Thai dissident Jakrapob Penkair says an anti-coup organisation has been formed to fight Thailand’s reigning junta, but that Cambodia won’t be its base.

“We have jointly founded the organisation to fight the dictatorship,” Jakrapob wrote on his official Facebook page on Wednesday, referring to the military takeover that occurred in May.

Thanks to an influx of global support, Jakrapob, who has been interviewed by several media outlets in Phnom Penh in recent weeks, said the newly minted organisation will work for the “freedom and liberty of Thai people” from the military dictatorship.

In an email to the Post this week, Jakrapob said he was not a permanent resident in Cambodia and that the Kingdom’s officials “had no policy to support [his] state of exile or to get [a] resistance movement established”.

“I have not chosen Cambodia as a place of exile just as a transit [location] to different countries,” Jakrapob said.

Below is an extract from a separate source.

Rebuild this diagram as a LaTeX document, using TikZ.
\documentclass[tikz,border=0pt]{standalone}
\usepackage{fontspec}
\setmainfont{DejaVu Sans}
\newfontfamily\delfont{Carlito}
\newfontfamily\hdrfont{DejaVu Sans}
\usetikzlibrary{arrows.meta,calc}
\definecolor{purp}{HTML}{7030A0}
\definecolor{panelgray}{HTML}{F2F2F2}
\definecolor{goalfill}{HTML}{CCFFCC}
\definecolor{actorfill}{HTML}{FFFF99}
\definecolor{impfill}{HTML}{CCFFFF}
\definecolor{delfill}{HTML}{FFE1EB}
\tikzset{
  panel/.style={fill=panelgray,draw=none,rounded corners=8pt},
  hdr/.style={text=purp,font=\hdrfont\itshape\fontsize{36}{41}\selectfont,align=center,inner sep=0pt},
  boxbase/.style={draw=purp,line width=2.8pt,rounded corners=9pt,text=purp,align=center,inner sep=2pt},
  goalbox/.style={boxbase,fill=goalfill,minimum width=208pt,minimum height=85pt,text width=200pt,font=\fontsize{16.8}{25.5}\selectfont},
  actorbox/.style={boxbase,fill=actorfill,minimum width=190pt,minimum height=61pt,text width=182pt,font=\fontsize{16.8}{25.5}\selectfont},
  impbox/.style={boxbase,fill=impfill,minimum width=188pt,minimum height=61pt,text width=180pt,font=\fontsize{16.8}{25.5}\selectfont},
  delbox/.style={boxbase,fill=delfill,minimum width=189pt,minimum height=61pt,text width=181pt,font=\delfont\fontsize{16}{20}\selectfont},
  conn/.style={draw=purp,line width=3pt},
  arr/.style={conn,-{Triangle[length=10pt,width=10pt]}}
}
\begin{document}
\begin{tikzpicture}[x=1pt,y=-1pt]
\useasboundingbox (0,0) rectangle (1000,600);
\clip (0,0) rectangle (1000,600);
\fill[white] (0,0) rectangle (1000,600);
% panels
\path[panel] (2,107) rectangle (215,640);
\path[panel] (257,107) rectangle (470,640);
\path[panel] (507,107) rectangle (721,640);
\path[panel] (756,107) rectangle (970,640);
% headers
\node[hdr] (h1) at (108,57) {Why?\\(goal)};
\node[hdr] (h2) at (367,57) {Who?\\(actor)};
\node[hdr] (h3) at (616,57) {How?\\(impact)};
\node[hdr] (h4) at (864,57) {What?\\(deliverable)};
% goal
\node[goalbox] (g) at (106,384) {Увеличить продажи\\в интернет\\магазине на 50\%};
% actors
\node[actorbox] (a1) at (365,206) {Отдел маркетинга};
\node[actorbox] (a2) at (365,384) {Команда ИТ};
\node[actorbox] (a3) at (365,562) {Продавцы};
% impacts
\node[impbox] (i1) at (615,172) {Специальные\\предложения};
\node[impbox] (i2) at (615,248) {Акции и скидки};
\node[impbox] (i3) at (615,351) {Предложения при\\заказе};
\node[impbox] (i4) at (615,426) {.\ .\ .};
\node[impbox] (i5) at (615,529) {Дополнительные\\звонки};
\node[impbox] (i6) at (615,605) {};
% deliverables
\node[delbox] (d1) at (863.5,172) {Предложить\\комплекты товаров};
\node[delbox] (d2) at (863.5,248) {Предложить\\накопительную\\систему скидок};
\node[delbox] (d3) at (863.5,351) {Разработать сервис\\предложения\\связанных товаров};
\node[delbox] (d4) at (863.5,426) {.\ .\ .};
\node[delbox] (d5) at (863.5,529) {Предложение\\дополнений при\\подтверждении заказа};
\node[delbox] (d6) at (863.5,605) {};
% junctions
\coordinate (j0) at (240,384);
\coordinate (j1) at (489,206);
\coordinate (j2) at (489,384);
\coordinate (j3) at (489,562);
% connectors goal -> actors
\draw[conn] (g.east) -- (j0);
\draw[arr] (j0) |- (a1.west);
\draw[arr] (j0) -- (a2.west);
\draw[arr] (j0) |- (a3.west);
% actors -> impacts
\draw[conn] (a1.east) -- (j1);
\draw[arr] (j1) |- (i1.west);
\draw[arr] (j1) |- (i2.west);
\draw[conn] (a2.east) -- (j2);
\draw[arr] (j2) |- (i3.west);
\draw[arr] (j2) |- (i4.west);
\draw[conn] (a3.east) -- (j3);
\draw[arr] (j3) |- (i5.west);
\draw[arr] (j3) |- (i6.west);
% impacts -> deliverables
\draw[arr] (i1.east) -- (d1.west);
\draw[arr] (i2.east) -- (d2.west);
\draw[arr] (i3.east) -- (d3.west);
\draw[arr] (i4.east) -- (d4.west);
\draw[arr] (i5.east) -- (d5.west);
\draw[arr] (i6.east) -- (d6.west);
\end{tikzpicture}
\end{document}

Cambodian Ministry of Foreign Affairs spokesman Kuoy Kuong reiterated yesterday that authorities had no evidence of any local activities in support of the “red shirts” – those who back ousted Thai prime minister Yingluck Shinawatra.

Jakrapob, a former spokesman for Yingluck’s brother and former Thai premier Thaksin Shinawatra, who was himself ousted in a 2006 coup, has been in and out of Cambodia since 2009, fleeing charges of instigating violence and insulting the Thai monarch. The latter charge can carry a sentence of up to 15 years in prison.

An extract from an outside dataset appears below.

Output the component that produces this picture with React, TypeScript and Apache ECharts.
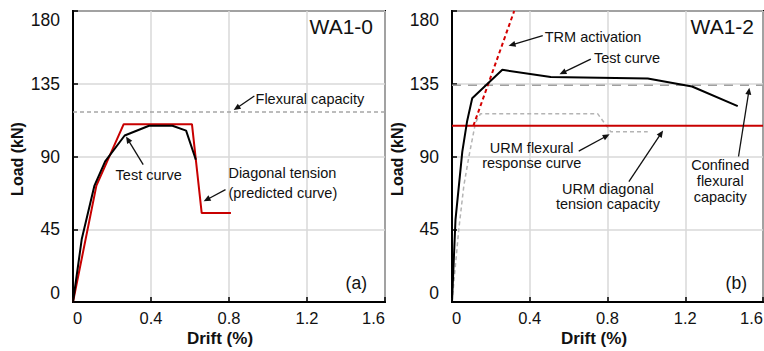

Last week, Thailand’s junta, the National Council for Peace and Order, called on all those accused of insulting the king, including Jakrapob, to turn themselves in by Monday or face harsher penalties. In the wake of the Thai army’s seizure of power last month, the military junta declared it would track down Jakrapob, who has declared on multiple occasions his intention to form a government in exile.

If he does ultimately run his operation from Cambodia, he may not have much to fear from the local government.

According to political analyst Peter Tan Keo, if an organisation takes root in Cambodia, political dissidents like Jakrapob will probably be fine as long as internal business affairs remain normal and “pressure to curtail a resistance movement” isn’t spearheaded by ASEAN leaders.

“Mr. Hun Sen’s government has a tradition of leaning towards Thaksin, favoring the ‘red shirts,’ and as such the pro-Royalist military junta may lack sufficient political capital to get Cambodia to sway in their favor,” Keo wrote in an email.